Il titolo originale di Tentazioni (Ir)resistibili, che segna il debutto alla regia di Stuart Blumberg, è Thanks for Sharing, la tipica frase che sentiamo spesso nei film in cui vengono mostrate scene di riunioni tra alcoolisti anonimi. L’alcoolista saluta il gruppo, si presenta e dopo aver raccontato la sua personale esperienza, tutti gli altri lo ringraziano per aver condiviso. Naturalmente il titolo tradotto in italiano è come al solito lontano anni luce dall’originale, ma purtroppo non è questo l’unico neo che si trova nella pellicola.

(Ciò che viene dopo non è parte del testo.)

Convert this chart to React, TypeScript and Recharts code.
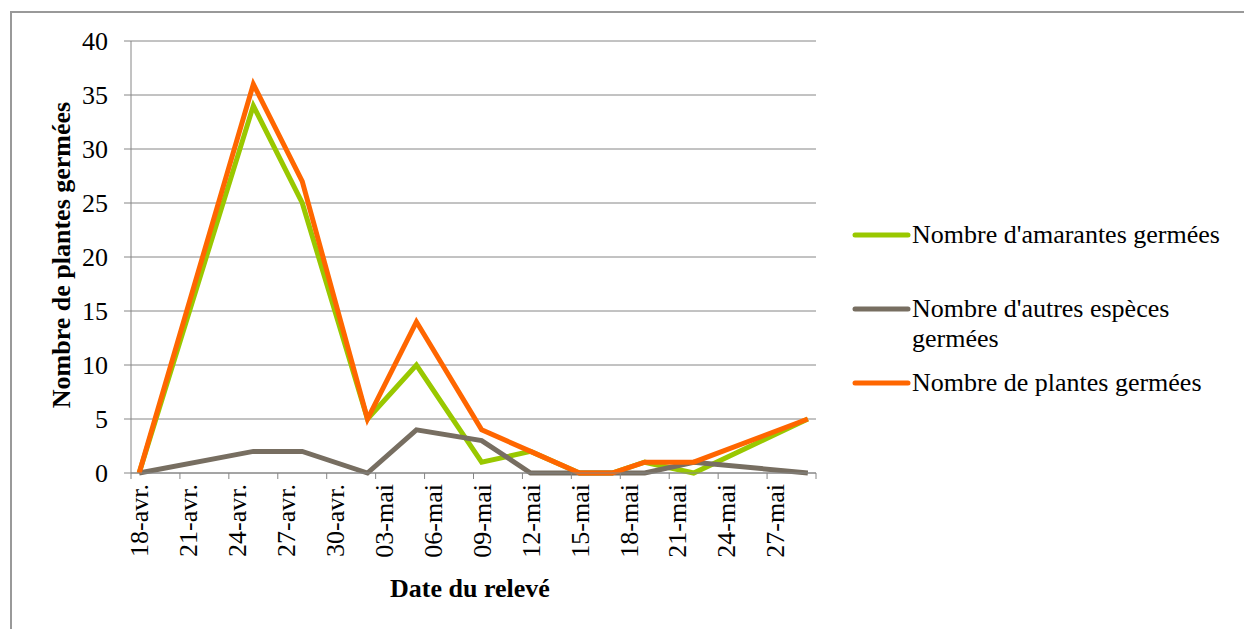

Nonostante parliamo di un cast di tutto rispetto (c’è anche Gwyneth Paltrow e la cantante Pink, negli azzeccatissimi panni di una parrucchiera), il film fatica a decollare sin dalle prime scene. I dialoghi sono troppo lenti e a tratti inverosimili, quelle che dovrebbero essere battute di spirito raramente riescono a strappare un sorriso a denti stretti. Lo stesso tema principale, la dipendenza, viene affrontato in maniera esagerata, quasi caricaturale, e i gruppi di recupero sono raccontati in modo da sembrare l’unica soluzione a tutti i mali del mondo (alcool, sesso, etc.). La vita reale, di contro, è troppo difficile da affrontare e persino il più diligente tra i frequentatori del centro non sa gestire i rapporti personali, come ad esempio quello col figlio e con la moglie. Paradossalmente esiste più complicità tra ‘compagni di sventura’ che tra padre e figlio e questo è un elemento piuttosto verosimile.

Soltanto verso il finale succede qualcosa che sembra dare un minimo di scossa alla storia, ma non basta: quasi due ore sono decisamente troppe e per la maggior parte del tempo è la noia ad avere la meglio sul racconto.